Jeff Grybowski, CEO of Deepwater Wind, told ecoRI News that the five turbines are simply not to blame. “There is absolutely no evidence that the wind farm is in any way connected to this whale,” he said. “The wind farm does not create any special risks to marine life. In fact, marine life is thriving near the project.”

As part of its approval process, the wind farm and its transmission system received a finding of no significant impact for acoustic impacts by the federal Bureau of Ocean Energy Management.

Deepwater Wind has a lot riding on the emerging offshore wind industry. The wind and solar developer has several wind farms in the works between New York and Massachusetts. The wind-rich region has also attracted developers from Norway, Denmark and other countries with established wind industries.

Here’s what is known about the death of the Jamestown humpback whale:

A necropsy was performed by Mystic Aquarium & Institute for Exploration at the site of the stranding at Beavertail State Park.
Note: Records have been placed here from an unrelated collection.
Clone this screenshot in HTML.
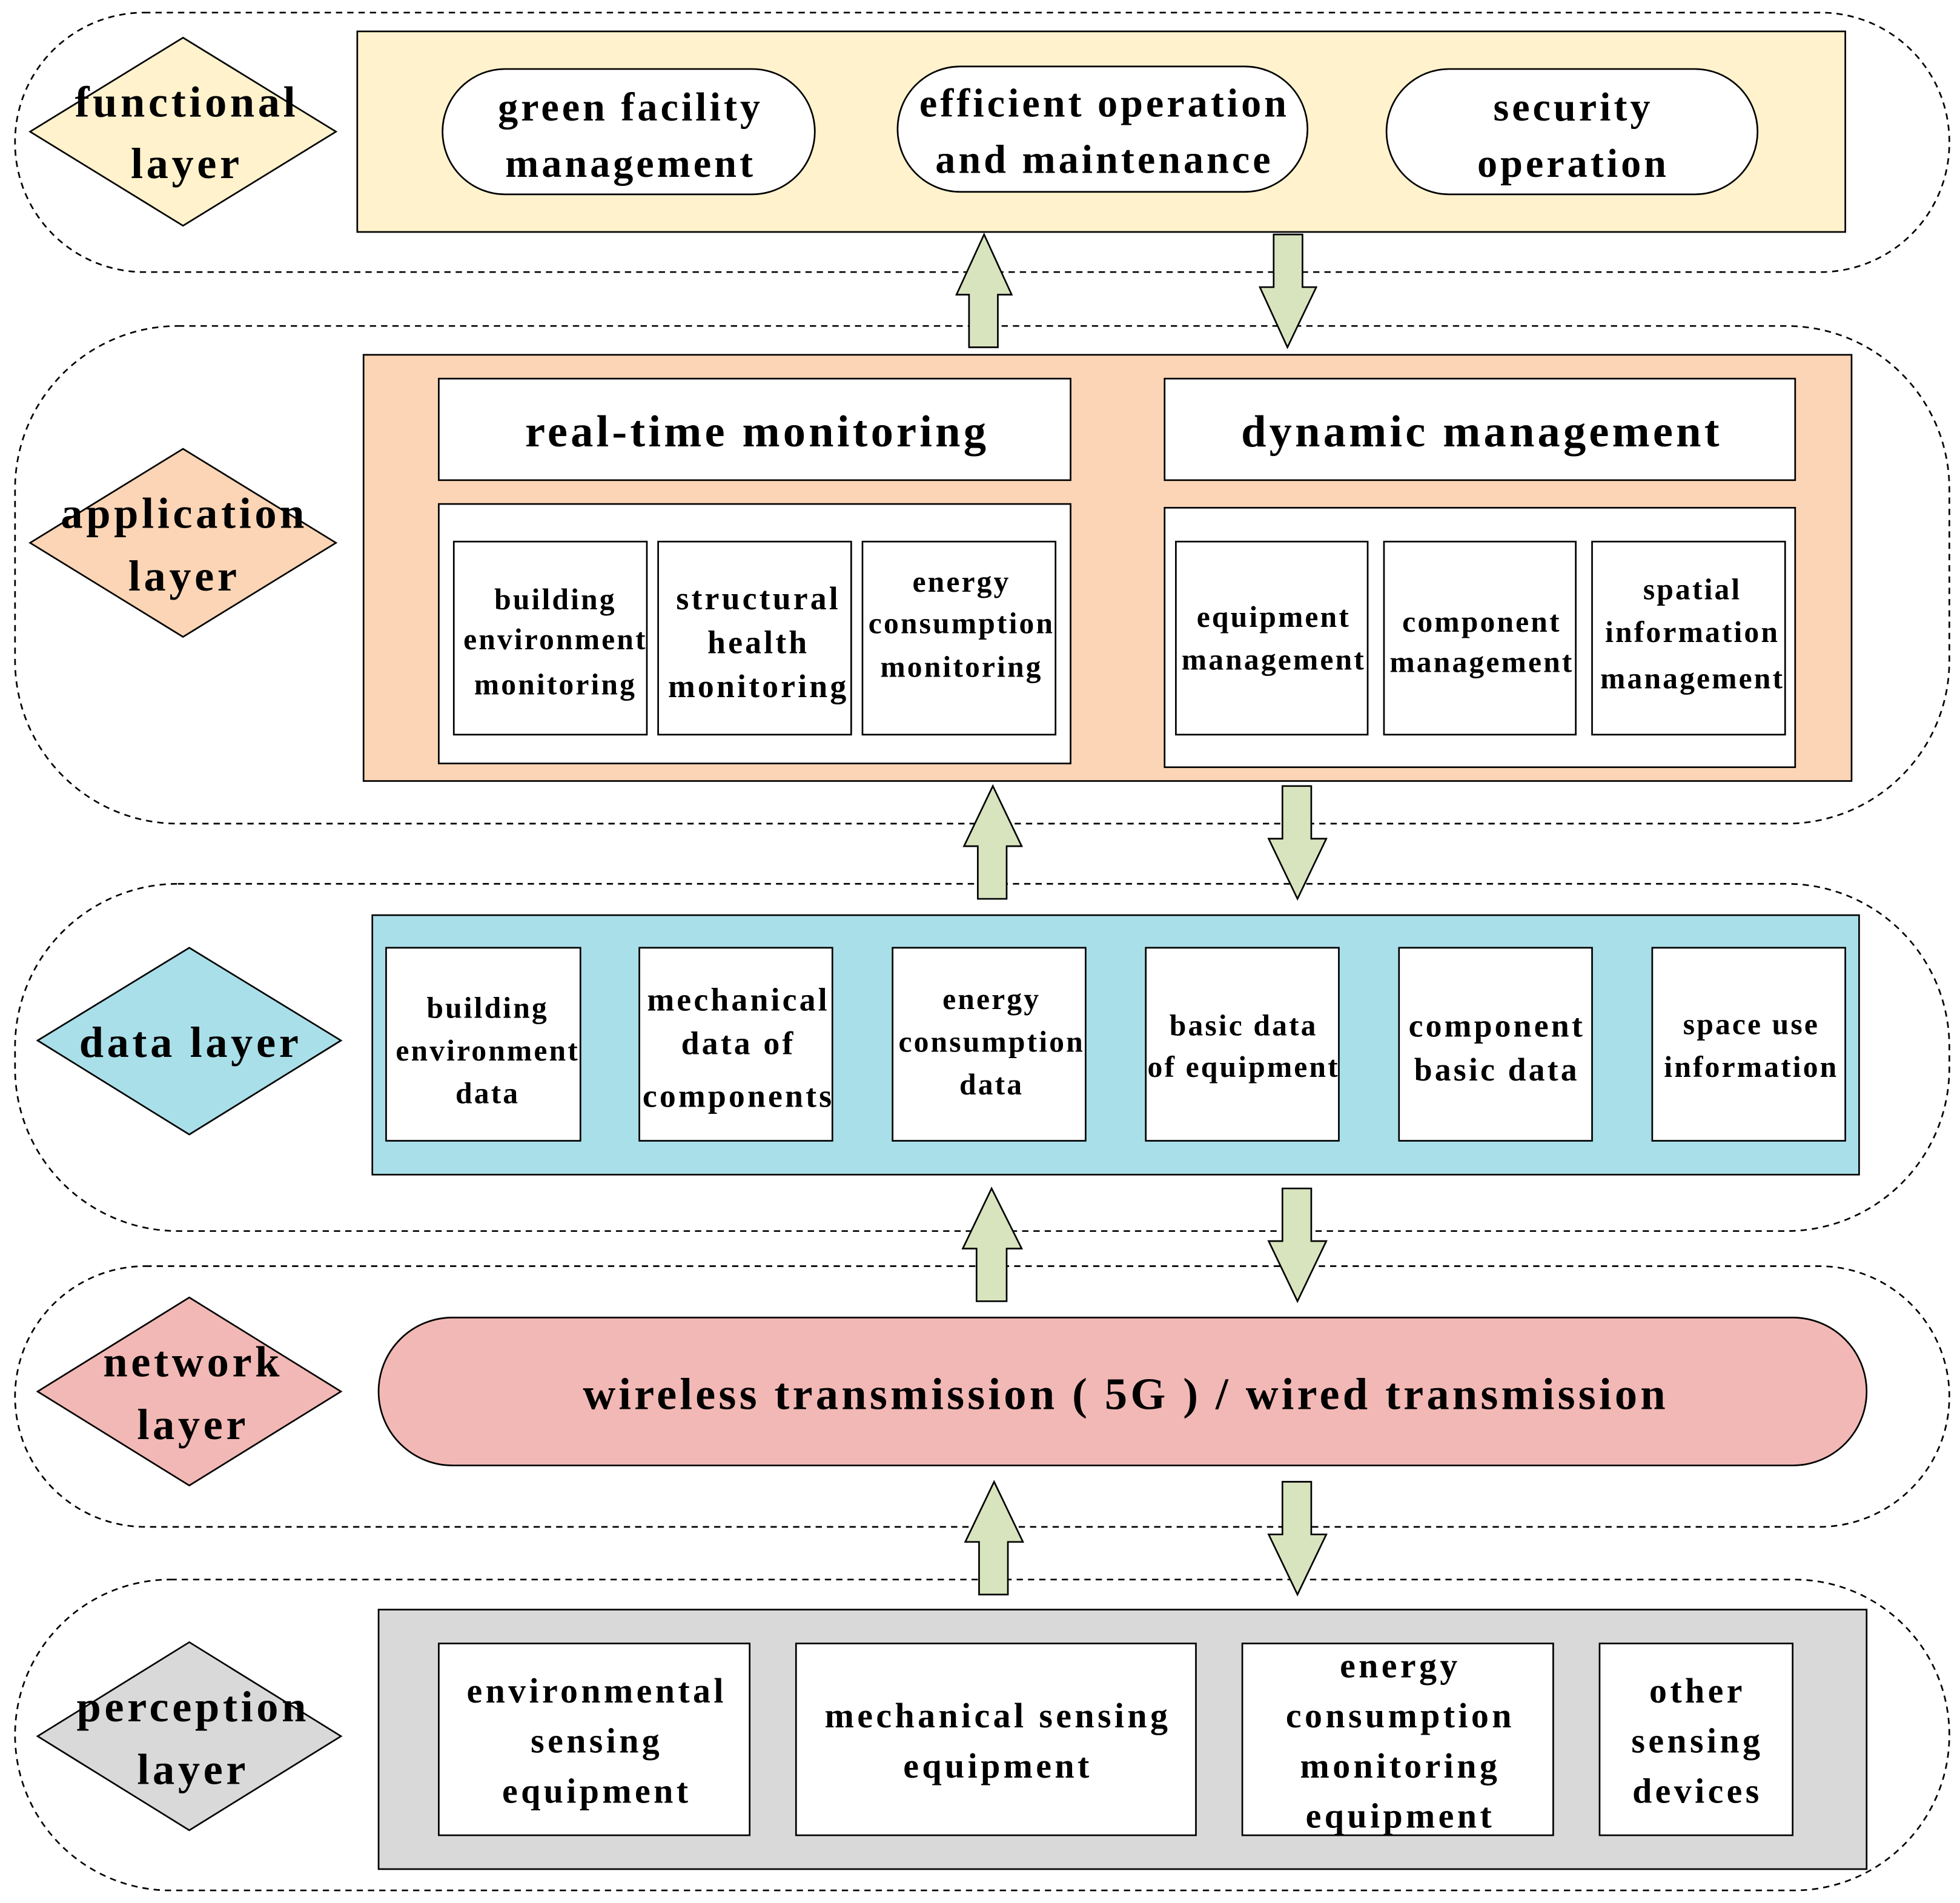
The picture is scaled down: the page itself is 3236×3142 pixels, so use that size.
<!DOCTYPE html>
<html><head><meta charset="utf-8"><style>
html,body{margin:0;padding:0;background:#fff;}
svg{display:block;}
text{font-family:"Liberation Serif",serif;font-weight:bold;fill:#000;text-anchor:middle;}
</style></head><body>
<svg width="3236" height="3142" viewBox="0 0 1563.5 1518" xmlns="http://www.w3.org/2000/svg">
<g fill="none" stroke="#000" stroke-width="1.3" stroke-dasharray="5,4">
<rect x="12" y="10" width="1543" height="207" rx="103"/>
<rect x="12" y="260" width="1543" height="397" rx="130"/>
<rect x="12" y="705" width="1543" height="277" rx="130"/>
<rect x="12" y="1010" width="1543" height="208" rx="104"/>
<rect x="12" y="1260" width="1543" height="248" rx="124"/>
</g>
<g stroke="#000" stroke-width="1.3">
<polygon points="24,105 146,30 268,105 146,180" fill="#FFF2CC"/>
<polygon points="24,433 146,358 268,433 146,508" fill="#FBD5B5"/>
<polygon points="30,830 151,756 272,830 151,905" fill="#A9DFE9"/>
<polygon points="30,1110 151,1035 272,1110 151,1185" fill="#F2B8B5"/>
<polygon points="30,1385 151,1310 272,1385 151,1460" fill="#D9D9D9"/>
<rect x="285" y="25" width="1187" height="160" fill="#FFF2CC"/>
<rect x="353" y="55" width="297" height="100" rx="50" fill="#fff"/>
<rect x="716" y="53" width="327" height="100" rx="50" fill="#fff"/>
<rect x="1106" y="55" width="296" height="100" rx="50" fill="#fff"/>
<rect x="290" y="283" width="1187" height="340" fill="#FBD5B5"/>
<rect x="350" y="302" width="504" height="81" fill="#fff"/>
<rect x="929" y="302" width="503" height="81" fill="#fff"/>
<rect x="350" y="402" width="504" height="207" fill="#fff"/>
<rect x="929" y="405" width="503" height="207" fill="#fff"/>
<rect x="362" y="432" width="154" height="154" fill="#fff"/>
<rect x="525" y="432" width="154" height="154" fill="#fff"/>
<rect x="688" y="432" width="154" height="154" fill="#fff"/>
<rect x="938" y="432" width="153" height="154" fill="#fff"/>
<rect x="1104" y="432" width="153" height="154" fill="#fff"/>
<rect x="1270" y="432" width="154" height="154" fill="#fff"/>
<rect x="297" y="730" width="1186" height="207" fill="#A9DFE9"/>
<rect x="308" y="756" width="155" height="154" fill="#fff"/>
<rect x="510" y="756" width="154" height="154" fill="#fff"/>
<rect x="712" y="756" width="154" height="154" fill="#fff"/>
<rect x="914" y="756" width="154" height="154" fill="#fff"/>
<rect x="1116" y="756" width="154" height="154" fill="#fff"/>
<rect x="1318" y="756" width="154" height="154" fill="#fff"/>
<rect x="302" y="1051" width="1187" height="118" rx="59" fill="#F2B8B5"/>
<rect x="302" y="1284" width="1187" height="207" fill="#D9D9D9"/>
<rect x="350" y="1311" width="248" height="153" fill="#fff"/>
<rect x="635" y="1311" width="319" height="153" fill="#fff"/>
<rect x="991" y="1311" width="248" height="153" fill="#fff"/>
<rect x="1276" y="1311" width="154" height="153" fill="#fff"/>
</g>
<g fill="#D7E4BD" stroke="#000" stroke-width="1.3">
<polygon points="785,187 807,235 796,235 796,277 773,277 773,235 763,235"/>
<polygon points="1027,277 1050,229 1039,229 1039,187 1016,187 1016,229 1005,229"/>
<polygon points="792,627 815,675 803,675 803,717 780,717 780,675 769,675"/>
<polygon points="1035,717 1058,669 1046,669 1046,627 1023,627 1023,669 1012,669"/>
<polygon points="791,948 815,996 803,996 803,1038 779,1038 779,996 768,996"/>
<polygon points="1035,1038 1058,990 1046,990 1046,948 1023,948 1023,990 1012,990"/>
<polygon points="793,1182 816,1230 804,1230 804,1272 781,1272 781,1230 770,1230"/>
<polygon points="1035,1272 1058,1224 1046,1224 1046,1182 1023,1182 1023,1224 1012,1224"/>
</g>
<g font-size="35" letter-spacing="2.7">
<text x="149" y="93">functional</text><text x="149" y="142">layer</text>
<text x="147" y="421">application</text><text x="147" y="471">layer</text>
<text x="152" y="843">data layer</text>
<text x="154" y="1098">network</text><text x="154" y="1148">layer</text>
<text x="154" y="1373">perception</text><text x="154" y="1423">layer</text>
</g>
<g font-size="32" letter-spacing="2.4">
<text x="503" y="96">green  facility</text><text x="503" y="141">management</text>
<text x="881" y="93">efficient operation</text><text x="881" y="138">and maintenance</text>
<text x="1255" y="96">security</text><text x="1255" y="141">operation</text>
</g>
<g font-size="36" letter-spacing="2.5">
<text x="604" y="356">real-time monitoring</text>
<text x="1182" y="356">dynamic management</text>
<text x="898" y="1124">wireless transmission ( 5G ) / wired transmission</text>
</g>
<g font-size="24" letter-spacing="1.5">
<text x="443" y="486">building</text><text x="443" y="518">environment</text><text x="443" y="554">monitoring</text>
<text x="605" y="486" font-size="26" letter-spacing="2">structural</text><text x="605" y="521" font-size="26" letter-spacing="2">health</text><text x="605" y="556" font-size="26" letter-spacing="2">monitoring</text>
<text x="767" y="472">energy</text><text x="767" y="505">consumption</text><text x="767" y="540">monitoring</text>
<text x="1016" y="500">equipment</text><text x="1016" y="534">management</text>
<text x="1182" y="504">component</text><text x="1182" y="536">management</text>
<text x="1350" y="478">spatial</text><text x="1350" y="512">information</text><text x="1350" y="549">management</text>
<text x="389" y="812">building</text><text x="389" y="846">environment</text><text x="389" y="880">data</text>
<text x="589" y="806" font-size="26" letter-spacing="2">mechanical</text><text x="589" y="841" font-size="26" letter-spacing="2">data of</text><text x="589" y="883" font-size="26" letter-spacing="2">components</text>
<text x="791" y="805">energy</text><text x="791" y="839">consumption</text><text x="791" y="873">data</text>
<text x="992" y="826">basic data</text><text x="992" y="859">of equipment</text>
<text x="1194" y="827" font-size="26" letter-spacing="2">component</text><text x="1194" y="862" font-size="26" letter-spacing="2">basic data</text>
<text x="1397" y="825">space use</text><text x="1397" y="859">information</text>
</g>
<g font-size="28" letter-spacing="2.6">
<text x="476" y="1358">environmental</text><text x="476" y="1398">sensing</text><text x="476" y="1438">equipment</text>
<text x="796" y="1378">mechanical sensing</text><text x="796" y="1418">equipment</text>
<text x="1117" y="1338">energy</text><text x="1117" y="1378">consumption</text><text x="1117" y="1418">monitoring</text><text x="1117" y="1458">equipment</text>
<text x="1354" y="1358">other</text><text x="1354" y="1398">sensing</text><text x="1354" y="1438">devices</text>
</g>
</svg>
</body></html>
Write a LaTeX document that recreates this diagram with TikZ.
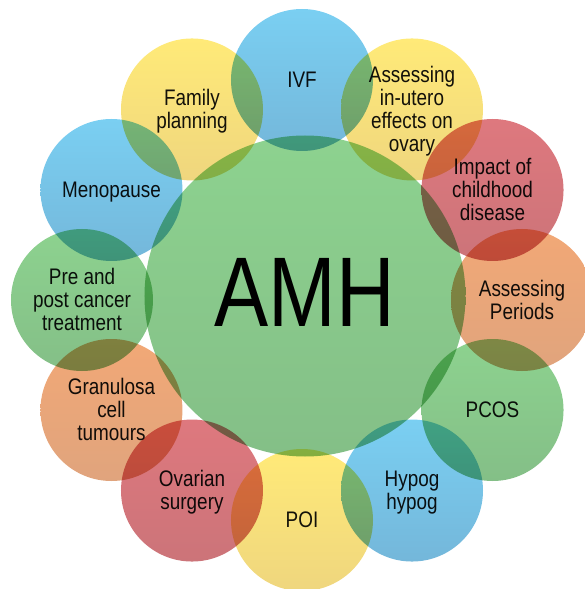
\documentclass[tikz,border=0pt]{standalone}
\usepackage{fontspec}
\setmainfont{Liberation Sans}
\usepackage{graphicx}
\usepackage{xcolor}

\definecolor{blueTop}{HTML}{7ACFF2}
\definecolor{blueBot}{HTML}{74B7DA}
\definecolor{yellowTop}{HTML}{FFEA78}
\definecolor{yellowBot}{HTML}{EFD67E}
\definecolor{redTop}{HTML}{DE787E}
\definecolor{redBot}{HTML}{CC7479}
\definecolor{orangeTop}{HTML}{F2A876}
\definecolor{orangeBot}{HTML}{E0A47D}
\definecolor{greenTop}{HTML}{8DD28F}
\definecolor{greenBot}{HTML}{84BF87}
\definecolor{labelInk}{HTML}{141414}

% narrow, centred label text
\newcommand{\bubbletext}[1]{\raisebox{-3pt}[\height][\depth]{\scalebox{0.84}[1]{\begin{tabular}{@{}c@{}}#1\end{tabular}}}}

\begin{document}
\begin{tikzpicture}[x=1pt,y=1pt,
            bubble/.style={circle,minimum size=142pt,inner sep=0pt,
                font=\fontsize{22.5}{23}\selectfont,text=labelInk},
            blue bubble/.style={bubble,top color=blueTop,bottom color=blueBot},
            yellow bubble/.style={bubble,top color=yellowTop,bottom color=yellowBot},
            red bubble/.style={bubble,top color=redTop,bottom color=redBot},
            orange bubble/.style={bubble,top color=orangeTop,bottom color=orangeBot},
            green bubble/.style={bubble,top color=greenTop,bottom color=greenBot}]
            \useasboundingbox (-302,-289) rectangle (282,300);

            \begin{scope}[blend group=multiply]
            % Define the centre circle
            \node[circle,minimum size=321pt,inner sep=0pt,
                top color=greenTop,bottom color=greenBot,
                font=\fontsize{99}{99}\selectfont,text=black] (AMH) at (3,4)
                {\raisebox{4pt}[\height][\depth]{\scalebox{0.82}[1]{AMH}}};

            % Define the outer circles
            \node[blue bubble]   (IVF)       at (90:220)   {\bubbletext{IVF}};
            \node[yellow bubble] (Utero)     at (60:220)   {\bubbletext{Assessing\\in-utero\\effects on\\ovary}};
            \node[red bubble]    (Impact)    at (30:220)   {\bubbletext{Impact of\\childhood\\disease}};
            \node[orange bubble] (Periods)   at (0:220)    {\bubbletext{Assessing\\Periods}};
            \node[green bubble]  (PCOS)      at (-30:220)  {\bubbletext{PCOS}};
            \node[blue bubble]   (Hypog)     at (-60:220)  {\bubbletext{Hypog\\hypog}};
            \node[yellow bubble] (POI)       at (-90:220)  {\bubbletext{POI}};
            \node[red bubble]    (Ovarian)   at (-120:220) {\bubbletext{Ovarian\\surgery}};
            \node[orange bubble] (Granulosa) at (-150:220) {\bubbletext{Granulosa\\cell\\tumours}};
            \node[green bubble]  (Cancer)    at (180:220)  {\bubbletext{Pre and\\post cancer\\treatment}};
            \node[blue bubble]   (Menopause) at (150:220)  {\bubbletext{Menopause}};
            \node[yellow bubble] (Family)    at (120:220)  {\bubbletext{Family\\planning}};
            \end{scope}

        \end{tikzpicture}
\end{document}
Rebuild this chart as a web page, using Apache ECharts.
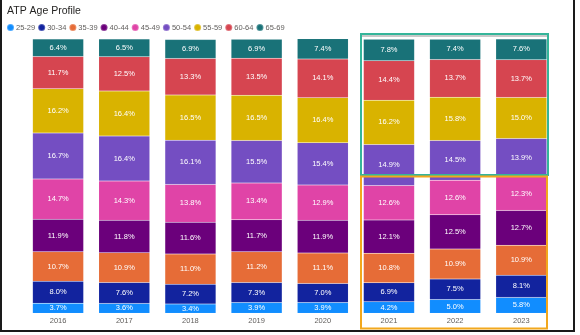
<!DOCTYPE html>
<html>
<head>
<meta charset="utf-8">
<script src="https://cdn.jsdelivr.net/npm/echarts@6/dist/echarts.min.js"></script>
<style>
html,body{margin:0;padding:0;background:#fff;}
#c{width:580px;height:335px;}
</style>
</head>
<body>
<div id="c"></div>
<script>
const years = ['2016','2017','2018','2019','2020','2021','2022','2023'];
const groups = ['25-29','30-34','35-39','40-44','45-49','50-54','55-59','60-64','65-69'];
const colors = ['#118DFF','#12239E','#E66C37','#6B007B','#E044A7','#744EC2','#D9B300','#D64550','#197278'];
const v25_29 = [3.7,3.6,3.4,3.9,3.9,4.2,5.0,5.8];
const v30_34 = [8.0,7.6,7.2,7.3,7.0,6.9,7.5,8.1];
const v35_39 = [10.7,10.9,11.0,11.2,11.1,10.8,10.9,10.9];
const v40_44 = [11.9,11.8,11.6,11.7,11.9,12.1,12.5,12.7];
const v45_49 = [14.7,14.3,13.8,13.4,12.9,12.6,12.6,12.3];
const v50_54 = [16.7,16.4,16.1,15.5,15.4,14.9,14.5,13.9];
const v55_59 = [16.2,16.4,16.5,16.5,16.4,16.2,15.8,15.0];
const v60_64 = [11.7,12.5,13.3,13.5,14.1,14.4,13.7,13.7];
const v65_69 = [6.4,6.5,6.9,6.9,7.4,7.8,7.4,7.6];
const values = [v25_29,v30_34,v35_39,v40_44,v45_49,v50_54,v55_59,v60_64,v65_69];

const FONT = "'Segoe UI','Liberation Sans',Arial,sans-serif";
const chart = echarts.init(document.getElementById('c'), null, {renderer:'canvas'});
chart.setOption({
  animation:false,
  title:{text:'ATP Age Profile',left:2,top:1,textStyle:{fontSize:10.5,fontWeight:'normal',color:'#252423',fontFamily:FONT}},
  legend:{
    left:1, top:18, icon:'circle', itemWidth:7, itemHeight:7, itemGap:2,
    textStyle:{fontSize:7.5,color:'#605E5C',fontFamily:FONT,padding:[0,0,0,-3]},
    data:groups
  },
  grid:{left:25,right:25.6,top:39,bottom:21.7},
  xAxis:{type:'category',data:years,axisLine:{show:false},axisTick:{show:false},
    axisLabel:{color:'#605E5C',fontSize:7.5,fontFamily:FONT,margin:4}},
  yAxis:{type:'value',min:0,max:100,show:false,splitLine:{show:false}},
  series: groups.map((g,i)=>({
    name:g,type:'bar',stack:'s',barWidth:51,
    itemStyle:{color:colors[i],borderColor:'rgba(255,255,255,0.25)',borderWidth:0.5,borderType:'dotted'},
    label:{show:true,position:'inside',color:'#fff',fontSize:7.5,fontFamily:FONT,
      formatter:p=>p.value.toFixed(1)+'%'},
    data:values[i]
  })),
  graphic:[
    {type:'rect',shape:{x:1,y:-5,width:573,height:336},style:{fill:null,stroke:'#1a1a1a',lineWidth:2},z:100},
    {type:'rect',shape:{x:362,y:35,width:185,height:2},style:{fill:'#c8c8c8'},z:99},
    {type:'rect',shape:{x:361,y:34,width:187,height:141},style:{fill:null,stroke:'#35B59A',lineWidth:2},z:100},
    {type:'rect',shape:{x:361,y:176.5,width:186,height:152},style:{fill:null,stroke:'#F2A81D',lineWidth:2},z:100}
  ]
});
</script>
</body>
</html>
Tests to determine the case of death were sent to a laboratory and aren’t expected for weeks.

The Rhode Island Department of Environmental Management (DEM) won’t say where the carcass was buried. In 2005, a 50-foot finback whale found dead on Newport’s Brenton Point State Park was buried at the Great Swamp Management Area in West Kingston.

There has been a spike in humpback whale deaths along the East Coast between North Carolina and Maine. Since January, 48 humpbacks deaths have been reported. Although ship strikes and entanglements with fishing gear are the main killers of humpback whales, the recent increase in humpback deaths has been classified as an unusual mortality event by the National Oceanic and Atmospheric Administration (NOAA). An investigative team will review data, study samples from future strandings and decide what, if any, action to take.

NOAA also lists sonar, military testing, resort development and increased boat traffic as threats to humpback whales and their habitat.

The Jamestown whale death coincides with a surge in humpback whale sightings between mainland Rhode Island and Block Island, according to DEM. The whales are likely drawn to a growing food supply – the small, eel-like forage fish, called the American sand lance – DEM said.

Humpback whales are protected under the federal Endangered Species and Marine Mammal Protection acts. They grow to about 60 feet in length and have a lifespan of about 50 years. They are the most popular marine mammal for whale watching in New England, because of their habit of breaching and slapping the water surface with their tails.

Source:  By TIM FAULKNER/ecoRI News staff | July 01, 2017 | www.ecori.org

This article is the work of the source indicated. Any opinions expressed in it are not necessarily those of National Wind Watch.

The copyright of this article resides with the author or publisher indicated. As part of its noncommercial effort to present the environmental, social, scientific, and economic issues of large-scale wind power development to a global audience seeking such information, National Wind Watch endeavors to observe “fair use” as provided for in section 107 of U.S. Copyright Law and similar “fair dealing” provisions of the copyright laws of other nations. Send requests to excerpt, general inquiries, and comments via e-mail.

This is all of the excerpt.